Thursday, June 10, 2010

June 10, 2010

June 10, 2010 G-town, CO
10:10:04 hours, MDT


…continued hiker’s journal…




fr. Meditations from the Mat


Day 136
You must learn to be still in midst of activity and to be vibrantly alive in repose.
Indira Gandhi

“For most of us, the asana are a long walk back. I spent years on the mat thinking this was not so for me, because as an athlete I had had a very physical past. As my practice has deepened, though, I’ve become aware that I have had to start where everyone starts, with my relationship to God, my body, and to everything else. The fear that separates me from myself, from God, and from others had separated me from my body as well.

“I realized the truth of this when I finally got to the point where my practice was no longer about results. As long as I was practicing to get somewhere, I was not able to understand where I was. For me, the breakthrough came while I was teaching, and watching my students struggle with this on their mats. As I taught others to become still, my teachings began to seep into my own awareness. I began to see that my practice was just another goal-driven exercise, and not what it was meant to be―the exploration of stillness in action.

“The long walk back has been about experiencing where I am. It’s about remembering my feet in a posture where my focus is elsewhere, learning to delight in the how and when as opposed to the why. The asana are a road map to our true natures. In T.E. White’s children’s classic The Once and Future King, Merlin educates the young Arthur by turning him into one creature after another, so that he may better understand the various aspects of his own nature. This is the journey of the asana. We learn to be calm and still in action, vibrantly alive in stillness”

At times here in the Central foothills of the Rocky Mtns. I sense the God; that this meditation instructs us to, allow in to our awareness.

At times I sense the stillness in repose as well, while walking along the narrow-gauge tracks as has become my habit at daybreak nearly every morning w/ Ellie-Mae.



At times I sense remembering my feet when my focus is elsewhere. I try every time to walk heel-to-toe along one rail or the other. This balancing exercise is not about results as the meditation speaks to but about increasing my body’s awareness internally to remember where my feet are in-the-moment while I look out through my eyes slightly ahead to maintain my gaze.

I notice all the distractions present and it is becoming less of the struggle to allow the distractions to just be. While allowing these myriad distractions to be, i.e. the flitting bird, the insect or Ellie’s body up in front crossing my peripheral vision; my awareness returns again to my feet, my arches and the knees.




It is a lot similar to the job of hod-carrier I held for nearly 18 yrs. Walking a 2x10 or 2x12 plank or an eight quarter x 12 plank while carrying a shovel or bucket of mud or piece of scaffolding or arm load of brick was similar to this meditation― in that I practiced the knowingness―the remembering where my feet were, notwithstanding the distractions registered by my brain. I sense the presence of God not in the customer-service areas of my experience nor in most AA meetings nor at many churches, but in this practice that Rolf and Katrina speak to.

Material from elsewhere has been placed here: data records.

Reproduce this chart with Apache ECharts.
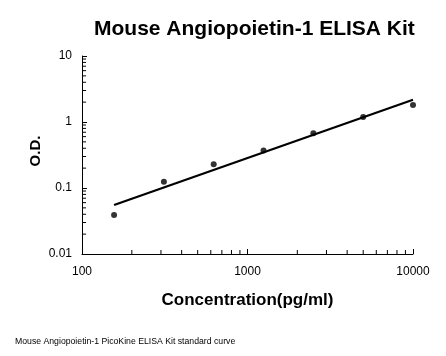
<!DOCTYPE html>
<html>
<head>
<meta charset="utf-8">
<script src="https://cdn.jsdelivr.net/npm/echarts@6/dist/echarts.min.js"></script>
<style>html,body{margin:0;padding:0;background:#fff}#c{width:446px;height:356px}</style>
</head>
<body>
<div id="c"></div>
<script>
var concentrations = [156.25, 312.5, 625, 1250, 2500, 5000, 10000];
var odValues = [0.039, 0.124, 0.230, 0.369, 0.678, 1.195, 1.81];
var xMinorTicks = [200, 300, 400, 500, 600, 700, 800, 900, 2000, 3000, 4000, 5000, 6000, 7000, 8000, 9000];
var yMinorTicks = [0.02, 0.03, 0.04, 0.05, 0.06, 0.07, 0.08, 0.09, 0.2, 0.3, 0.4, 0.5, 0.6, 0.7, 0.8, 0.9, 2, 3, 4, 5, 6, 7, 8, 9];
var titleText = 'Mouse Angiopoietin-1 ELISA Kit';
var xName = 'Concentration(pg/ml)';
var yName = 'O.D.';
var footnote = 'Mouse Angiopoietin-1 PicoKine ELISA Kit standard curve';

// least-squares power-law fit (log-log) of the standards
var lx = concentrations.map(function (v) { return Math.log10(v); });
var ly = odValues.map(function (v) { return Math.log10(v); });
var n = lx.length, mx = 0, my = 0;
for (var i = 0; i < n; i++) { mx += lx[i]; my += ly[i]; }
mx /= n; my /= n;
var sxy = 0, sxx = 0;
for (i = 0; i < n; i++) { sxy += (lx[i] - mx) * (ly[i] - my); sxx += (lx[i] - mx) * (lx[i] - mx); }
var slope = sxy / sxx, icpt = my - slope * mx;
var x0 = concentrations[0], x1 = concentrations[n - 1];
var fitLine = [[x0, Math.pow(10, icpt + slope * Math.log10(x0))], [x1, Math.pow(10, icpt + slope * Math.log10(x1))]];

var minorData = xMinorTicks.map(function (v) { return [v, 0.01, 0]; })
  .concat(yMinorTicks.map(function (v) { return [100, v, 1]; }));

function fmt(v) { return String(+(+v).toPrecision(3)); }

var FONT = '"Liberation Sans", Arial, sans-serif';
var chart = echarts.init(document.getElementById('c'));
chart.setOption({
  animation: false,
  backgroundColor: '#fff',
  title: {
    text: titleText,
    left: 89, top: 14,
    textStyle: { fontFamily: FONT, fontWeight: 'bold', fontSize: 21, color: '#000' }
  },
  graphic: [{
    type: 'text', left: 15, top: 337,
    style: { text: footnote, font: '8.7px ' + FONT, fill: '#000' }
  }],
  grid: { left: 82, right: 33, top: 56, bottom: 102, containLabel: false },
  xAxis: {
    type: 'log', logBase: 10, min: 100, max: 10000,
    name: xName, nameLocation: 'middle', nameGap: 38, nameMoveOverlap: false,
    nameTextStyle: { fontFamily: FONT, fontWeight: 'bold', fontSize: 17, color: '#000' },
    axisLine: { show: true, lineStyle: { color: '#000', width: 1 } },
    axisTick: { show: true, inside: true, length: 5, lineStyle: { color: '#000' } },
    axisLabel: { fontFamily: FONT, fontSize: 12, color: '#000', margin: 12, formatter: fmt },
    splitLine: { show: false }
  },
  yAxis: {
    type: 'log', logBase: 10, min: 0.01, max: 10,
    name: yName, nameLocation: 'middle', nameGap: 39, nameRotate: 90, nameMoveOverlap: false,
    nameTextStyle: { fontFamily: FONT, fontWeight: 'bold', fontSize: 15, color: '#000', padding: [0, 0, 0, 8] },
    axisLine: { show: true, lineStyle: { color: '#000', width: 1 } },
    axisTick: { show: true, inside: true, length: 5, lineStyle: { color: '#000' } },
    axisLabel: { fontFamily: FONT, fontSize: 12, color: '#000', margin: 10, formatter: fmt },
    splitLine: { show: false }
  },
  series: [
    {
      type: 'custom', silent: true, clip: false,
      data: minorData,
      renderItem: function (params, api) {
        var p = api.coord([api.value(0), api.value(1)]);
        var dir = api.value(2);
        var shape = dir === 0 ? { x1: p[0], y1: p[1], x2: p[0], y2: p[1] - 4 }
                              : { x1: p[0], y1: p[1], x2: p[0] + 4, y2: p[1] };
        return { type: 'line', shape: shape, style: { stroke: '#000', lineWidth: 1 } };
      }
    },
    {
      type: 'line', data: fitLine, showSymbol: false, symbol: 'none',
      lineStyle: { color: '#000', width: 2.2 }
    },
    {
      type: 'scatter', data: concentrations.map(function (c, i) { return [c, odValues[i]]; }),
      symbol: 'circle', symbolSize: 6, itemStyle: { color: '#000' }
    }
  ]
});
</script>
</body>
</html>
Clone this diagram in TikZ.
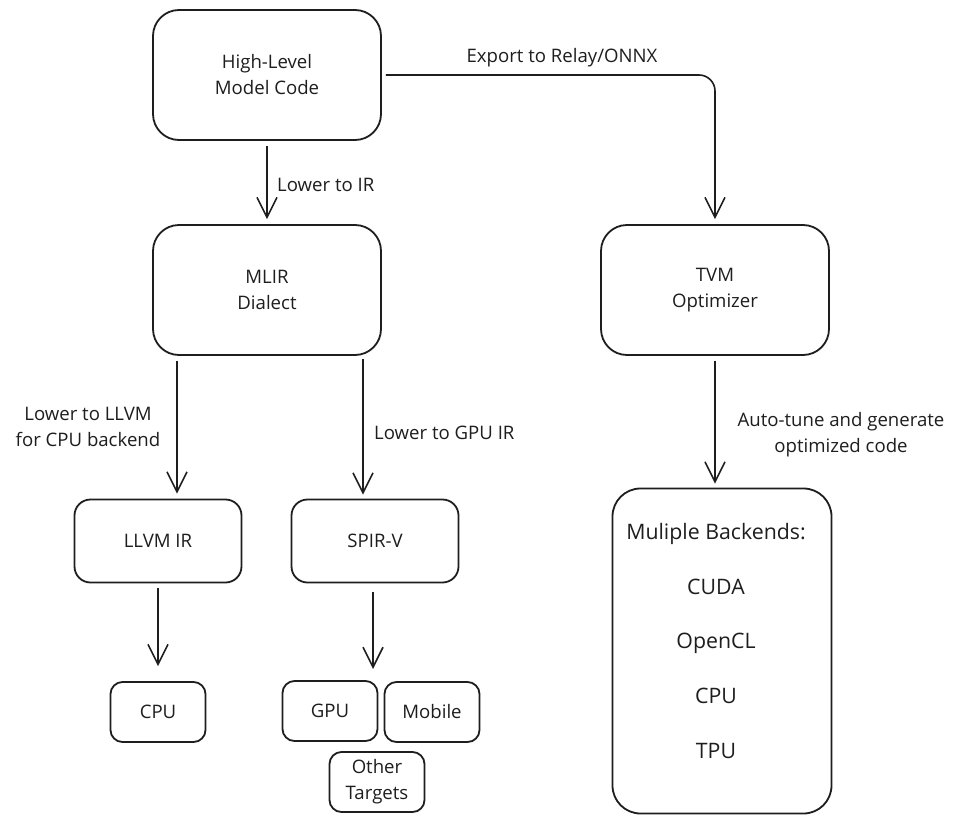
\documentclass[tikz,border=0pt]{standalone}
\usepackage{fontspec}
\setmainfont{Open Sans}
\usetikzlibrary{arrows.meta}
\definecolor{ink}{HTML}{1E1E1E}
\tikzset{
  box/.style={draw=ink, line width=1.8pt, align=center, inner sep=0pt, text=ink},
  bigbox/.style={box, rounded corners=26pt, minimum width=228pt, minimum height=130pt},
  midbox/.style={box, rounded corners=16pt, minimum width=167pt, minimum height=83pt},
  smallbox/.style={box, rounded corners=12pt, minimum width=95pt, minimum height=60pt},
  lbl/.style={text=ink, align=center, inner sep=0pt},
  arr/.style={draw=ink, line width=1.6pt, -{Straight Barb[length=20pt,width=20pt,line width=1.6pt]}},
}
\begin{document}
\begin{tikzpicture}[x=1pt,y=-1pt, font=\fontsize{18.6}{26}\selectfont]
\useasboundingbox[fill=white] (0,0) rectangle (960,824);

\node[bigbox] (hl) at (267,75) {High-Level\\Model Code};
\node[bigbox] (mlir) at (267,290) {MLIR\\Dialect};
\node[bigbox] (tvm) at (715,290) {TVM\\Optimizer};
\node[midbox] (llvm) at (158,541) {LLVM IR};
\node[midbox] (spirv) at (375,541) {SPIR-V};
\node[smallbox] (cpu) at (158,712) {CPU};
\node[smallbox] (gpu) at (330,711) {GPU};
\node[smallbox] (mobile) at (432,712) {Mobile};
\node[smallbox] (other) at (377,782) {Other\\Targets};
\node[box, rounded corners=28pt, minimum width=219pt, minimum height=325pt] (back) at (722,651) {};
\node[lbl, font=\fontsize{21.3}{54.75}\selectfont] (backtxt) at (716,641) {Muliple Backends:\\CUDA\\OpenCL\\CPU\\TPU};

\coordinate (spirvend) at (373,669);

\draw[arr] ([shift={(0,5)}]hl.south) -- ([shift={(0,-5)}]mlir.north);
\draw[arr, rounded corners=16pt] ([shift={(4,0)}]hl.east) -| ([shift={(0,-5)}]tvm.north);
\draw[arr] ([shift={(-90,5)}]mlir.south) -- ([shift={(19,-5)}]llvm.north);
\draw[arr] ([shift={(96,3)}]mlir.south) -- ([shift={(-12,-4)}]spirv.north);
\draw[arr] ([shift={(0,5)}]tvm.south) -- ([shift={(-7,-4)}]back.north);
\draw[arr] ([shift={(0,5)}]llvm.south) -- ([shift={(0,-15)}]cpu.north);
\draw[arr] ([shift={(-2,9)}]spirv.south) -- (spirvend);

\node[lbl, anchor=west] (l1) at (277,185) {Lower to IR};
\node[lbl] (l2) at (562,58) {Export to Relay/ONNX};
\node[lbl] (l3) at (88,427) {Lower to LLVM\\for CPU backend};
\node[lbl, anchor=west] (l4) at (374,433) {Lower to GPU IR};
\node[lbl] (l5) at (841,435) {Auto-tune and generate\\optimized code};
\end{tikzpicture}
\end{document}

The energy in the body is arriving and after Kyle’s death, it, in my experience has been a shorter way back to myself, considering the shaking-up of my external world since.



Asana practice helps me to remember the simple exercise of bending to the ground to pick something up. This simple physical maneuver helps me to remember that going fast; stooping quickly for the retrieval― is not remembering where my feet are. It is the desire to, the wanting to, stretch the hamstrings and lower back muscle-web and slowly bend and at times extend my belly button and breathe in and allow for the air to fill the lungs all the way down to the navel and then ‘feeling’ the back elongate and the spine stretch― that in my humble opinion brings me back to the God discussed in this meditation.



It is so much more that the intellectual exercise and verbal acclamation that people seem to give through in their ablutions to describe the God that they tell us all about. In my opinion again, I do believe it is asana practice that brings us back to our selfs. And this journeying back seems to be with God.


Whatever God is, that is!



Smile my friends the end is not near!